DATA EXTRACT:
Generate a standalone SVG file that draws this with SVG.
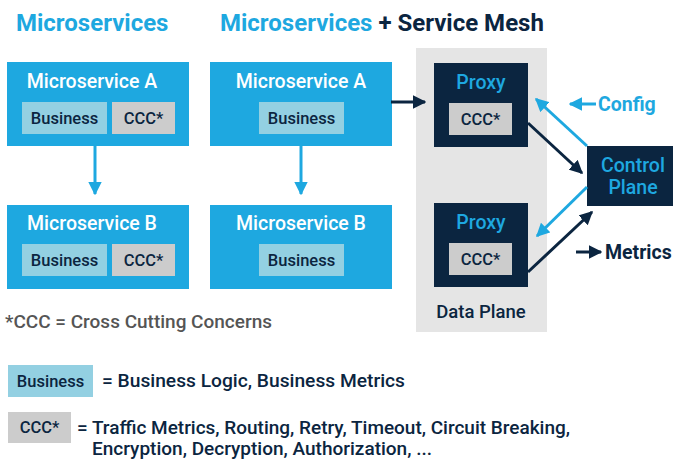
<svg xmlns="http://www.w3.org/2000/svg" width="675" height="460" viewBox="0 0 675 460">
  <style>
    text { font-family: Roboto, "Liberation Sans", sans-serif; }
    .h { font-size: 24px; font-weight: 700; }
    .blue { fill: #1ea8e0; }
    .navy { fill: #0b2540; }
    .svc { fill: #1ea8e0; }
    .biz { fill: #93d0e2; }
    .ccc { fill: #cccccc; }
    .proxy { fill: #0b2540; }
    .ttl { font-size: 19.5px; font-weight: 500; fill: #ffffff; text-anchor: middle; }
    .pttl { font-size: 19.5px; font-weight: 500; fill: #1ea8e0; text-anchor: middle; }
    .lbl { font-size: 16.5px; font-weight: 500; fill: #0b2540; text-anchor: middle; }
    .note { font-size: 18.5px; font-weight: 500; fill: #555555; }
    .leg { font-size: 18.5px; font-weight: 500; fill: #0b2540; }
    .side { font-size: 19.5px; font-weight: 700; }
    .lb { stroke: #1ea8e0; stroke-width: 3; fill: none; }
    .ld { stroke: #0b2540; stroke-width: 3; fill: none; }
  </style>
  <defs>
    <marker id="ab" viewBox="0 0 10 10" refX="9" refY="5" markerWidth="4.5" markerHeight="4.5" orient="auto" markerUnits="strokeWidth">
      <path d="M0,0 L10,5 L0,10 z" fill="#1ea8e0"/>
    </marker>
    <marker id="ad" viewBox="0 0 10 10" refX="9" refY="5" markerWidth="4.5" markerHeight="4.5" orient="auto" markerUnits="strokeWidth">
      <path d="M0,0 L10,5 L0,10 z" fill="#0b2540"/>
    </marker>
  </defs>

  <!-- headings -->
  <text class="h blue" x="16" y="31">Microservices</text>
  <text class="h" x="220" y="31"><tspan class="blue">Microservices</tspan><tspan class="navy"> + Service Mesh</tspan></text>

  <!-- data plane background -->
  <g id="data-plane">
    <rect x="416" y="48" width="131" height="284" fill="#e5e5e5"/>
    <text x="481" y="318" font-size="18.5" font-weight="500" fill="#0b2540" text-anchor="middle">Data Plane</text>
  </g>

  <!-- left column: plain microservices -->
  <g id="ms-a-left">
    <rect class="svc" x="7" y="62" width="182" height="84"/>
    <text class="ttl" x="92" y="88">Microservice A</text>
    <rect class="biz" x="22" y="102" width="85" height="32"/>
    <text class="lbl" x="64.5" y="124">Business</text>
    <rect class="ccc" x="112" y="102" width="63" height="32"/>
    <text class="lbl" x="143.5" y="124">CCC*</text>
  </g>
  <g id="ms-b-left">
    <rect class="svc" x="7" y="205" width="182" height="84"/>
    <text class="ttl" x="92" y="230">Microservice B</text>
    <rect class="biz" x="22" y="244" width="85" height="32"/>
    <text class="lbl" x="64.5" y="266">Business</text>
    <rect class="ccc" x="112" y="244" width="63" height="32"/>
    <text class="lbl" x="143.5" y="266">CCC*</text>
  </g>

  <!-- middle column: microservices with mesh -->
  <g id="ms-a-mesh">
    <rect class="svc" x="210" y="62" width="182" height="84"/>
    <text class="ttl" x="301" y="88">Microservice A</text>
    <rect class="biz" x="259" y="102" width="85" height="32"/>
    <text class="lbl" x="301.5" y="124">Business</text>
  </g>
  <g id="ms-b-mesh">
    <rect class="svc" x="210" y="205" width="182" height="84"/>
    <text class="ttl" x="301" y="230">Microservice B</text>
    <rect class="biz" x="259" y="244" width="85" height="32"/>
    <text class="lbl" x="301.5" y="266">Business</text>
  </g>

  <!-- proxies -->
  <g id="proxy-a">
    <rect class="proxy" x="434" y="63" width="94" height="84"/>
    <text class="pttl" x="481" y="89">Proxy</text>
    <rect class="ccc" x="449" y="103" width="63" height="32"/>
    <text class="lbl" x="480.5" y="125">CCC*</text>
  </g>
  <g id="proxy-b">
    <rect class="proxy" x="434" y="203" width="94" height="84"/>
    <text class="pttl" x="481" y="229">Proxy</text>
    <rect class="ccc" x="449" y="243" width="63" height="32"/>
    <text class="lbl" x="480.5" y="265">CCC*</text>
  </g>

  <!-- control plane -->
  <g id="control-plane">
    <rect class="proxy" x="587" y="146" width="86" height="60"/>
    <text class="pttl" x="633" y="172">Control</text>
    <text class="pttl" x="633" y="194">Plane</text>
  </g>

  <!-- connectors -->
  <g id="connectors">
    <line class="lb" x1="95" y1="146" x2="95" y2="194" marker-end="url(#ab)"/>
    <line class="lb" x1="301" y1="146" x2="301" y2="194" marker-end="url(#ab)"/>
    <line class="ld" x1="391" y1="102" x2="425" y2="102" marker-end="url(#ad)"/>
    <line class="lb" x1="587" y1="146" x2="536" y2="99" marker-end="url(#ab)"/>
    <line class="ld" x1="528" y1="123" x2="582" y2="173" marker-end="url(#ad)"/>
    <line class="lb" x1="587" y1="187" x2="537" y2="236" marker-end="url(#ab)"/>
    <line class="ld" x1="528" y1="272" x2="592" y2="212" marker-end="url(#ad)"/>
    <line class="lb" x1="596" y1="104" x2="570" y2="104" marker-end="url(#ab)"/>
    <line class="ld" x1="576" y1="252" x2="601" y2="252" marker-end="url(#ad)"/>
  </g>

  <!-- side labels -->
  <text class="side blue" x="598" y="111">Config</text>
  <text class="side navy" x="605" y="259">Metrics</text>

  <!-- footnote and legend -->
  <text class="note" x="5" y="328" textLength="267" lengthAdjust="spacingAndGlyphs">*CCC = Cross Cutting Concerns</text>
  <g id="legend-business">
    <rect class="biz" x="8" y="365" width="85" height="32"/>
    <text class="lbl" x="50.5" y="387">Business</text>
    <text class="leg" x="102" y="387" textLength="303" lengthAdjust="spacingAndGlyphs">= Business Logic, Business Metrics</text>
  </g>
  <g id="legend-ccc">
    <rect class="ccc" x="8" y="412" width="63" height="31"/>
    <text class="lbl" x="39.5" y="433">CCC*</text>
    <text class="leg" x="77" y="434" textLength="493" lengthAdjust="spacingAndGlyphs">= Traffic Metrics, Routing, Retry, Timeout, Circuit Breaking,</text>
    <text class="leg" x="92" y="455" textLength="340" lengthAdjust="spacingAndGlyphs">Encryption, Decryption, Authorization, ...</text>
  </g>
</svg>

YOUR GOAL: Write out each line of the data exactly; the images should be left out.

TASK ANSWER:
Generate a standalone SVG file that draws this with SVG.
<svg xmlns="http://www.w3.org/2000/svg" width="675" height="460" viewBox="0 0 675 460">
  <style>
    text { font-family: Roboto, "Liberation Sans", sans-serif; }
    .h { font-size: 24px; font-weight: 700; }
    .blue { fill: #1ea8e0; }
    .navy { fill: #0b2540; }
    .svc { fill: #1ea8e0; }
    .biz { fill: #93d0e2; }
    .ccc { fill: #cccccc; }
    .proxy { fill: #0b2540; }
    .ttl { font-size: 19.5px; font-weight: 500; fill: #ffffff; text-anchor: middle; }
    .pttl { font-size: 19.5px; font-weight: 500; fill: #1ea8e0; text-anchor: middle; }
    .lbl { font-size: 16.5px; font-weight: 500; fill: #0b2540; text-anchor: middle; }
    .note { font-size: 18.5px; font-weight: 500; fill: #555555; }
    .leg { font-size: 18.5px; font-weight: 500; fill: #0b2540; }
    .side { font-size: 19.5px; font-weight: 700; }
    .lb { stroke: #1ea8e0; stroke-width: 3; fill: none; }
    .ld { stroke: #0b2540; stroke-width: 3; fill: none; }
  </style>
  <defs>
    <marker id="ab" viewBox="0 0 10 10" refX="9" refY="5" markerWidth="4.5" markerHeight="4.5" orient="auto" markerUnits="strokeWidth">
      <path d="M0,0 L10,5 L0,10 z" fill="#1ea8e0"/>
    </marker>
    <marker id="ad" viewBox="0 0 10 10" refX="9" refY="5" markerWidth="4.5" markerHeight="4.5" orient="auto" markerUnits="strokeWidth">
      <path d="M0,0 L10,5 L0,10 z" fill="#0b2540"/>
    </marker>
  </defs>

  <!-- headings -->
  <text class="h blue" x="16" y="31">Microservices</text>
  <text class="h" x="220" y="31"><tspan class="blue">Microservices</tspan><tspan class="navy"> + Service Mesh</tspan></text>

  <!-- data plane background -->
  <g id="data-plane">
    <rect x="416" y="48" width="131" height="284" fill="#e5e5e5"/>
    <text x="481" y="318" font-size="18.5" font-weight="500" fill="#0b2540" text-anchor="middle">Data Plane</text>
  </g>

  <!-- left column: plain microservices -->
  <g id="ms-a-left">
    <rect class="svc" x="7" y="62" width="182" height="84"/>
    <text class="ttl" x="92" y="88">Microservice A</text>
    <rect class="biz" x="22" y="102" width="85" height="32"/>
    <text class="lbl" x="64.5" y="124">Business</text>
    <rect class="ccc" x="112" y="102" width="63" height="32"/>
    <text class="lbl" x="143.5" y="124">CCC*</text>
  </g>
  <g id="ms-b-left">
    <rect class="svc" x="7" y="205" width="182" height="84"/>
    <text class="ttl" x="92" y="230">Microservice B</text>
    <rect class="biz" x="22" y="244" width="85" height="32"/>
    <text class="lbl" x="64.5" y="266">Business</text>
    <rect class="ccc" x="112" y="244" width="63" height="32"/>
    <text class="lbl" x="143.5" y="266">CCC*</text>
  </g>

  <!-- middle column: microservices with mesh -->
  <g id="ms-a-mesh">
    <rect class="svc" x="210" y="62" width="182" height="84"/>
    <text class="ttl" x="301" y="88">Microservice A</text>
    <rect class="biz" x="259" y="102" width="85" height="32"/>
    <text class="lbl" x="301.5" y="124">Business</text>
  </g>
  <g id="ms-b-mesh">
    <rect class="svc" x="210" y="205" width="182" height="84"/>
    <text class="ttl" x="301" y="230">Microservice B</text>
    <rect class="biz" x="259" y="244" width="85" height="32"/>
    <text class="lbl" x="301.5" y="266">Business</text>
  </g>

  <!-- proxies -->
  <g id="proxy-a">
    <rect class="proxy" x="434" y="63" width="94" height="84"/>
    <text class="pttl" x="481" y="89">Proxy</text>
    <rect class="ccc" x="449" y="103" width="63" height="32"/>
    <text class="lbl" x="480.5" y="125">CCC*</text>
  </g>
  <g id="proxy-b">
    <rect class="proxy" x="434" y="203" width="94" height="84"/>
    <text class="pttl" x="481" y="229">Proxy</text>
    <rect class="ccc" x="449" y="243" width="63" height="32"/>
    <text class="lbl" x="480.5" y="265">CCC*</text>
  </g>

  <!-- control plane -->
  <g id="control-plane">
    <rect class="proxy" x="587" y="146" width="86" height="60"/>
    <text class="pttl" x="633" y="172">Control</text>
    <text class="pttl" x="633" y="194">Plane</text>
  </g>

  <!-- connectors -->
  <g id="connectors">
    <line class="lb" x1="95" y1="146" x2="95" y2="194" marker-end="url(#ab)"/>
    <line class="lb" x1="301" y1="146" x2="301" y2="194" marker-end="url(#ab)"/>
    <line class="ld" x1="391" y1="102" x2="425" y2="102" marker-end="url(#ad)"/>
    <line class="lb" x1="587" y1="146" x2="536" y2="99" marker-end="url(#ab)"/>
    <line class="ld" x1="528" y1="123" x2="582" y2="173" marker-end="url(#ad)"/>
    <line class="lb" x1="587" y1="187" x2="537" y2="236" marker-end="url(#ab)"/>
    <line class="ld" x1="528" y1="272" x2="592" y2="212" marker-end="url(#ad)"/>
    <line class="lb" x1="596" y1="104" x2="570" y2="104" marker-end="url(#ab)"/>
    <line class="ld" x1="576" y1="252" x2="601" y2="252" marker-end="url(#ad)"/>
  </g>

  <!-- side labels -->
  <text class="side blue" x="598" y="111">Config</text>
  <text class="side navy" x="605" y="259">Metrics</text>

  <!-- footnote and legend -->
  <text class="note" x="5" y="328" textLength="267" lengthAdjust="spacingAndGlyphs">*CCC = Cross Cutting Concerns</text>
  <g id="legend-business">
    <rect class="biz" x="8" y="365" width="85" height="32"/>
    <text class="lbl" x="50.5" y="387">Business</text>
    <text class="leg" x="102" y="387" textLength="303" lengthAdjust="spacingAndGlyphs">= Business Logic, Business Metrics</text>
  </g>
  <g id="legend-ccc">
    <rect class="ccc" x="8" y="412" width="63" height="31"/>
    <text class="lbl" x="39.5" y="433">CCC*</text>
    <text class="leg" x="77" y="434" textLength="493" lengthAdjust="spacingAndGlyphs">= Traffic Metrics, Routing, Retry, Timeout, Circuit Breaking,</text>
    <text class="leg" x="92" y="455" textLength="340" lengthAdjust="spacingAndGlyphs">Encryption, Decryption, Authorization, ...</text>
  </g>
</svg>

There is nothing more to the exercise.